Perubahan Pola Kehidupan Masyarakat
Pola kehidupan masyarakat Ata Modo berubah drastis. Dari yang semula mengandalkan berburu, bertani, dan melaut, kini sebagian besar hanya terlibat sebagai pekerja dalam industri pariwisata yang dikendalikan investor. Model pembangunan berbasis industri (industry-based tourism) dinilai tidak memberi tempat bagi penguatan komunitas lokal. Akibatnya, Ata Modo kehilangan lahan, akses budaya, hingga ruang hidup.

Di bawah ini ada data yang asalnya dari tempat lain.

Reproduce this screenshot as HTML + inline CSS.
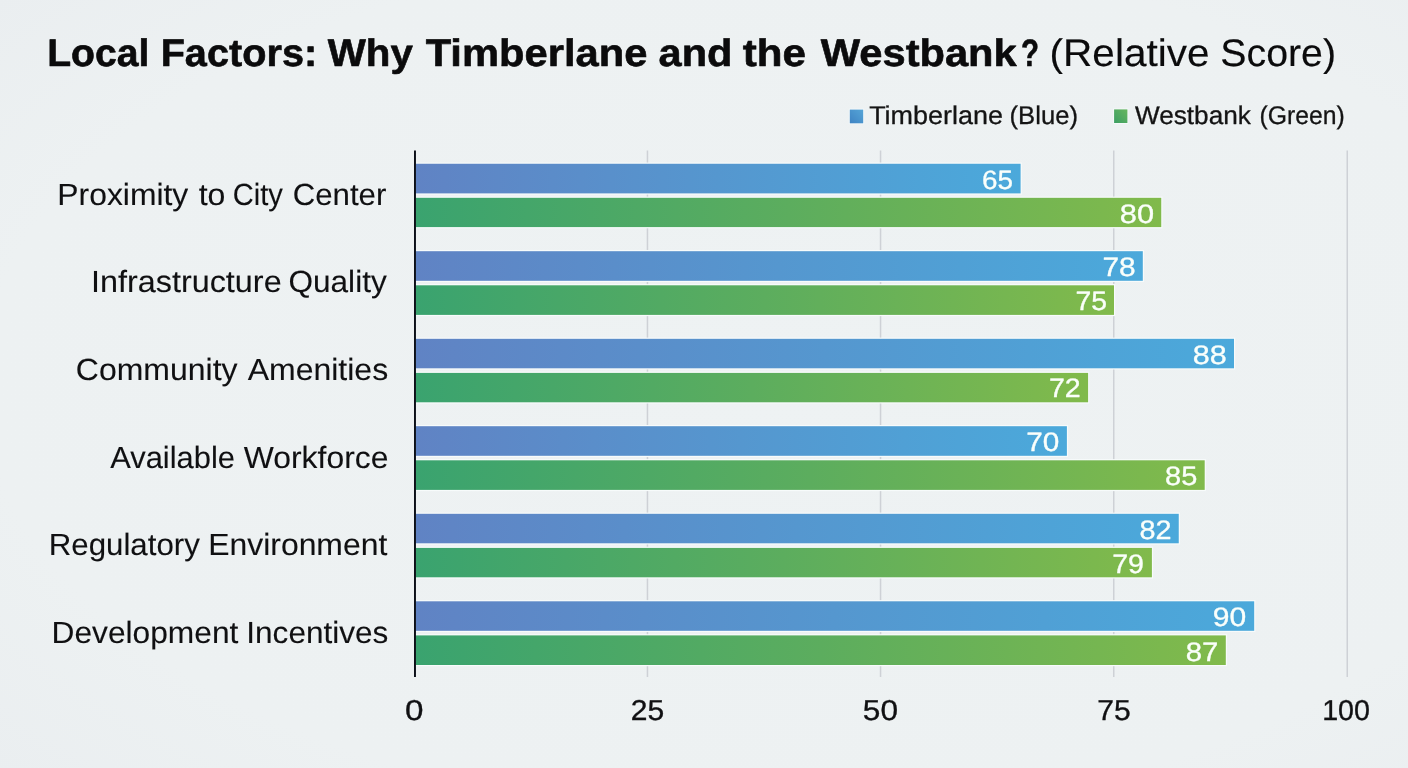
<!DOCTYPE html>
<html><head><meta charset="utf-8"><title>Local Factors</title>
<style>html,body{margin:0;padding:0;background:#eef1f2;}body{width:1408px;height:768px;overflow:hidden;font-family:"Liberation Sans",sans-serif;}svg{display:block;}</style>
</head><body>
<svg width="1408" height="768" viewBox="0 0 1408 768" font-family="'Liberation Sans', sans-serif">
<defs>
<radialGradient id="bg" cx="55%" cy="50%" r="75%"><stop offset="0" stop-color="#eef2f3"/><stop offset="0.75" stop-color="#edf1f2"/><stop offset="1" stop-color="#eaeef0"/></radialGradient>
<linearGradient id="gb" x1="0" y1="0" x2="1" y2="0"><stop offset="0" stop-color="#6083c4"/><stop offset="0.5" stop-color="#5597cf"/><stop offset="1" stop-color="#4ba9db"/></linearGradient>
<linearGradient id="gg" x1="0" y1="0" x2="1" y2="0"><stop offset="0" stop-color="#3aa36f"/><stop offset="0.5" stop-color="#5cad5e"/><stop offset="1" stop-color="#81ba4b"/></linearGradient>
<linearGradient id="lb" x1="1" y1="0" x2="0" y2="1"><stop offset="0" stop-color="#56a5d7"/><stop offset="1" stop-color="#3e83c3"/></linearGradient>
<linearGradient id="lg" x1="1" y1="0" x2="0" y2="1"><stop offset="0" stop-color="#67b65f"/><stop offset="1" stop-color="#3c9e63"/></linearGradient>
</defs>
<rect width="1408" height="768" fill="url(#bg)"/>
<rect x="646.70" y="150.5" width="1.5" height="526.5" fill="#ced1d6"/>
<rect x="879.80" y="150.5" width="1.5" height="526.5" fill="#ced1d6"/>
<rect x="1113.00" y="150.5" width="1.5" height="526.5" fill="#ced1d6"/>
<rect x="1346.50" y="150.5" width="1.5" height="526.5" fill="#ced1d6"/>
<rect x="415.6" y="162.55" width="606.20" height="32.05" fill="#f7fbfb"/>
<rect x="415.6" y="196.60" width="746.85" height="31.70" fill="#f7fbfb"/>
<rect x="415.6" y="163.75" width="605.00" height="29.65" fill="url(#gb)"/>
<rect x="415.6" y="197.80" width="745.65" height="29.30" fill="url(#gg)"/>
<rect x="415.6" y="250.00" width="728.40" height="32.00" fill="#f7fbfb"/>
<rect x="415.6" y="284.10" width="699.60" height="32.00" fill="#f7fbfb"/>
<rect x="415.6" y="251.20" width="727.20" height="29.60" fill="url(#gb)"/>
<rect x="415.6" y="285.30" width="698.40" height="29.60" fill="url(#gg)"/>
<rect x="415.6" y="337.60" width="819.60" height="31.90" fill="#f7fbfb"/>
<rect x="415.6" y="371.70" width="673.70" height="31.80" fill="#f7fbfb"/>
<rect x="415.6" y="338.80" width="818.40" height="29.50" fill="url(#gb)"/>
<rect x="415.6" y="372.90" width="672.50" height="29.40" fill="url(#gg)"/>
<rect x="415.6" y="425.00" width="652.50" height="32.00" fill="#f7fbfb"/>
<rect x="415.6" y="459.10" width="790.30" height="32.00" fill="#f7fbfb"/>
<rect x="415.6" y="426.20" width="651.30" height="29.60" fill="url(#gb)"/>
<rect x="415.6" y="460.30" width="789.10" height="29.60" fill="url(#gg)"/>
<rect x="415.6" y="512.60" width="764.35" height="31.90" fill="#f7fbfb"/>
<rect x="415.6" y="546.70" width="737.50" height="31.80" fill="#f7fbfb"/>
<rect x="415.6" y="513.80" width="763.15" height="29.50" fill="url(#gb)"/>
<rect x="415.6" y="547.90" width="736.30" height="29.40" fill="url(#gg)"/>
<rect x="415.6" y="600.10" width="839.80" height="31.90" fill="#f7fbfb"/>
<rect x="415.6" y="634.20" width="811.40" height="32.00" fill="#f7fbfb"/>
<rect x="415.6" y="601.30" width="838.60" height="29.50" fill="url(#gb)"/>
<rect x="415.6" y="635.40" width="810.20" height="29.60" fill="url(#gg)"/>
<rect x="414" y="150.5" width="1.95" height="526.5" fill="#0b0f18"/>
<rect x="848.9" y="108.7" width="15.2" height="15.5" fill="#f5f9fa"/><rect x="849.8" y="109.6" width="13.4" height="13.7" fill="url(#lb)"/>
<rect x="1113.2" y="108.5" width="15.1" height="15.4" fill="#f5f9fa"/><rect x="1114.1" y="109.4" width="13.3" height="13.6" fill="url(#lg)"/>
<g style="opacity:0.999;text-rendering:geometricPrecision">
<text transform="translate(47.16 66.00) scale(1.0194 1)" font-size="38.4" font-weight="700" fill="#0b0b0c" stroke="#0b0b0c" stroke-width="0.6" stroke-linejoin="round">Local</text>
<text transform="translate(160.63 66.00) scale(1.0336 1)" font-size="38.4" font-weight="700" fill="#0b0b0c" stroke="#0b0b0c" stroke-width="0.6" stroke-linejoin="round">Factors:</text>
<text transform="translate(327.72 66.00) scale(1.0512 1)" font-size="38.4" font-weight="700" fill="#0b0b0c" stroke="#0b0b0c" stroke-width="0.6" stroke-linejoin="round">Why</text>
<text transform="translate(425.66 66.00) scale(1.0859 1)" font-size="38.4" font-weight="700" fill="#0b0b0c" stroke="#0b0b0c" stroke-width="0.6" stroke-linejoin="round">Timberlane</text>
<text transform="translate(658.58 66.00) scale(1.0812 1)" font-size="38.4" font-weight="700" fill="#0b0b0c" stroke="#0b0b0c" stroke-width="0.6" stroke-linejoin="round">and</text>
<text transform="translate(742.80 66.00) scale(1.0979 1)" font-size="38.4" font-weight="700" fill="#0b0b0c" stroke="#0b0b0c" stroke-width="0.6" stroke-linejoin="round">the</text>
<text transform="translate(820.73 66.00) scale(1.0851 1)" font-size="38.4" font-weight="700" fill="#0b0b0c" stroke="#0b0b0c" stroke-width="0.6" stroke-linejoin="round">Westbank</text>
<text transform="translate(1021.11 66.00) scale(0.7666 1)" font-size="38.4" font-weight="700" fill="#0b0b0c" stroke="#0b0b0c" stroke-width="0.6" stroke-linejoin="round">?</text>
<text transform="translate(1049.54 66.00) scale(1.0569 1)" font-size="38.4" font-weight="400" fill="#0b0b0c" stroke="#0b0b0c" stroke-width="0.15" stroke-linejoin="round">(Relative</text>
<text transform="translate(1220.31 66.00) scale(1.0233 1)" font-size="38.4" font-weight="400" fill="#0b0b0c" stroke="#0b0b0c" stroke-width="0.15" stroke-linejoin="round">Score)</text>
<text transform="translate(869.15 124.00) scale(1.0538 1)" font-size="25.6" font-weight="400" fill="#141414" stroke="#141414" stroke-width="0.3" stroke-linejoin="round">Timberlane</text>
<text transform="translate(1009.55 124.00) scale(1.0023 1)" font-size="25.6" font-weight="400" fill="#141414" stroke="#141414" stroke-width="0.3" stroke-linejoin="round">(Blue)</text>
<text transform="translate(1134.92 124.00) scale(1.0236 1)" font-size="25.6" font-weight="400" fill="#141414" stroke="#141414" stroke-width="0.3" stroke-linejoin="round">Westbank</text>
<text transform="translate(1259.50 124.00) scale(0.9665 1)" font-size="25.6" font-weight="400" fill="#141414" stroke="#141414" stroke-width="0.3" stroke-linejoin="round">(Green)</text>
<text transform="translate(57.32 205.00) scale(1.0410 1)" font-size="30.6" font-weight="400" fill="#101012" stroke="#101012" stroke-width="0.1" stroke-linejoin="round">Proximity</text>
<text transform="translate(198.67 205.00) scale(1.0464 1)" font-size="30.6" font-weight="400" fill="#101012" stroke="#101012" stroke-width="0.1" stroke-linejoin="round">to</text>
<text transform="translate(232.79 205.00) scale(0.9511 1)" font-size="30.6" font-weight="400" fill="#101012" stroke="#101012" stroke-width="0.1" stroke-linejoin="round">City</text>
<text transform="translate(292.69 205.00) scale(1.0199 1)" font-size="30.6" font-weight="400" fill="#101012" stroke="#101012" stroke-width="0.1" stroke-linejoin="round">Center</text>
<text transform="translate(90.96 292.00) scale(1.0579 1)" font-size="30.6" font-weight="400" fill="#101012" stroke="#101012" stroke-width="0.1" stroke-linejoin="round">Infrastructure</text>
<text transform="translate(288.45 292.00) scale(1.0318 1)" font-size="30.6" font-weight="400" fill="#101012" stroke="#101012" stroke-width="0.1" stroke-linejoin="round">Quality</text>
<text transform="translate(75.85 380.00) scale(1.0453 1)" font-size="30.6" font-weight="400" fill="#101012" stroke="#101012" stroke-width="0.1" stroke-linejoin="round">Community</text>
<text transform="translate(247.67 380.00) scale(1.0459 1)" font-size="30.6" font-weight="400" fill="#101012" stroke="#101012" stroke-width="0.1" stroke-linejoin="round">Amenities</text>
<text transform="translate(110.17 468.00) scale(1.0102 1)" font-size="30.6" font-weight="400" fill="#101012" stroke="#101012" stroke-width="0.1" stroke-linejoin="round">Available</text>
<text transform="translate(243.79 468.00) scale(1.0415 1)" font-size="30.6" font-weight="400" fill="#101012" stroke="#101012" stroke-width="0.1" stroke-linejoin="round">Workforce</text>
<text transform="translate(48.72 555.00) scale(1.0213 1)" font-size="30.6" font-weight="400" fill="#101012" stroke="#101012" stroke-width="0.1" stroke-linejoin="round">Regulatory</text>
<text transform="translate(208.22 555.00) scale(1.0426 1)" font-size="30.6" font-weight="400" fill="#101012" stroke="#101012" stroke-width="0.1" stroke-linejoin="round">Environment</text>
<text transform="translate(51.54 643.00) scale(1.0363 1)" font-size="30.6" font-weight="400" fill="#101012" stroke="#101012" stroke-width="0.1" stroke-linejoin="round">Development</text>
<text transform="translate(246.34 643.00) scale(1.0300 1)" font-size="30.6" font-weight="400" fill="#101012" stroke="#101012" stroke-width="0.1" stroke-linejoin="round">Incentives</text>
<text transform="translate(981.89 189.00) scale(1.0480 1)" font-size="26.6" font-weight="400" fill="#fbfffb" stroke="#fbfffb" stroke-width="0.35" stroke-linejoin="round">65</text>
<text transform="translate(1119.79 223.00) scale(1.1568 1)" font-size="26.6" font-weight="400" fill="#fbfffb" stroke="#fbfffb" stroke-width="0.35" stroke-linejoin="round">80</text>
<text transform="translate(1102.45 276.00) scale(1.1216 1)" font-size="26.6" font-weight="400" fill="#fbfffb" stroke="#fbfffb" stroke-width="0.35" stroke-linejoin="round">78</text>
<text transform="translate(1075.47 310.00) scale(1.0662 1)" font-size="26.6" font-weight="400" fill="#fbfffb" stroke="#fbfffb" stroke-width="0.35" stroke-linejoin="round">75</text>
<text transform="translate(1192.80 364.00) scale(1.1479 1)" font-size="26.6" font-weight="400" fill="#fbfffb" stroke="#fbfffb" stroke-width="0.35" stroke-linejoin="round">88</text>
<text transform="translate(1048.96 397.00) scale(1.0729 1)" font-size="26.6" font-weight="400" fill="#fbfffb" stroke="#fbfffb" stroke-width="0.35" stroke-linejoin="round">72</text>
<text transform="translate(1026.21 451.00) scale(1.1180 1)" font-size="26.6" font-weight="400" fill="#fbfffb" stroke="#fbfffb" stroke-width="0.35" stroke-linejoin="round">70</text>
<text transform="translate(1165.06 485.00) scale(1.0892 1)" font-size="26.6" font-weight="400" fill="#fbfffb" stroke="#fbfffb" stroke-width="0.35" stroke-linejoin="round">85</text>
<text transform="translate(1139.46 539.00) scale(1.0833 1)" font-size="26.6" font-weight="400" fill="#fbfffb" stroke="#fbfffb" stroke-width="0.35" stroke-linejoin="round">82</text>
<text transform="translate(1112.16 573.00) scale(1.0750 1)" font-size="26.6" font-weight="400" fill="#fbfffb" stroke="#fbfffb" stroke-width="0.35" stroke-linejoin="round">79</text>
<text transform="translate(1212.87 626.00) scale(1.1298 1)" font-size="26.6" font-weight="400" fill="#fbfffb" stroke="#fbfffb" stroke-width="0.35" stroke-linejoin="round">90</text>
<text transform="translate(1185.65 661.00) scale(1.1016 1)" font-size="26.6" font-weight="400" fill="#fbfffb" stroke="#fbfffb" stroke-width="0.35" stroke-linejoin="round">87</text>
<text transform="translate(405.12 720.00) scale(1.1523 1)" font-size="28.8" font-weight="400" fill="#101012" stroke="#101012" stroke-width="0.35" stroke-linejoin="round">0</text>
<text transform="translate(630.68 720.00) scale(1.0429 1)" font-size="28.8" font-weight="400" fill="#101012" stroke="#101012" stroke-width="0.35" stroke-linejoin="round">25</text>
<text transform="translate(862.83 720.00) scale(1.0969 1)" font-size="28.8" font-weight="400" fill="#101012" stroke="#101012" stroke-width="0.35" stroke-linejoin="round">50</text>
<text transform="translate(1097.18 720.00) scale(1.0462 1)" font-size="28.8" font-weight="400" fill="#101012" stroke="#101012" stroke-width="0.35" stroke-linejoin="round">75</text>
<text transform="translate(1322.13 720.00) scale(0.9948 1)" font-size="28.8" font-weight="400" fill="#101012" stroke="#101012" stroke-width="0.35" stroke-linejoin="round">100</text>
</g>
</svg>
</body></html>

Tuntutan KPA untuk Hak Masyarakat Ata Modo
KPA menegaskan bahwa Ata Modo harus diberi hak atas sumber-sumber agraria dan menjadi subjek pembangunan yang berkelanjutan. Pemerintah diminta untuk mengembalikan harga diri Ata Modo sebagai masyarakat yang punya kesejarahan di atas tanah Komodo dan punya hak konstitusional untuk mengakses sumber-sumber agraria di Komodo.
Sebagai langkah nyata, KPA mendorong Pulau Komodo masuk sebagai Lokasi Prioritas Reforma Agraria (LPRA) dan mengembangkan program Desa Maju Reforma Agraria (DAMARA) sebagai model pembangunan berbasis masyarakat. Selain itu, KPA Wilayah NTT menuntut pemerintah untuk menghentikan seluruh konsesi di kawasan TNK, melakukan evaluasi menyeluruh atas izin-izin yang telah dikeluarkan, dan mengembalikan tanah adat kepada masyarakat Ata Modo melalui pelaksanaan reforma agraria sejati.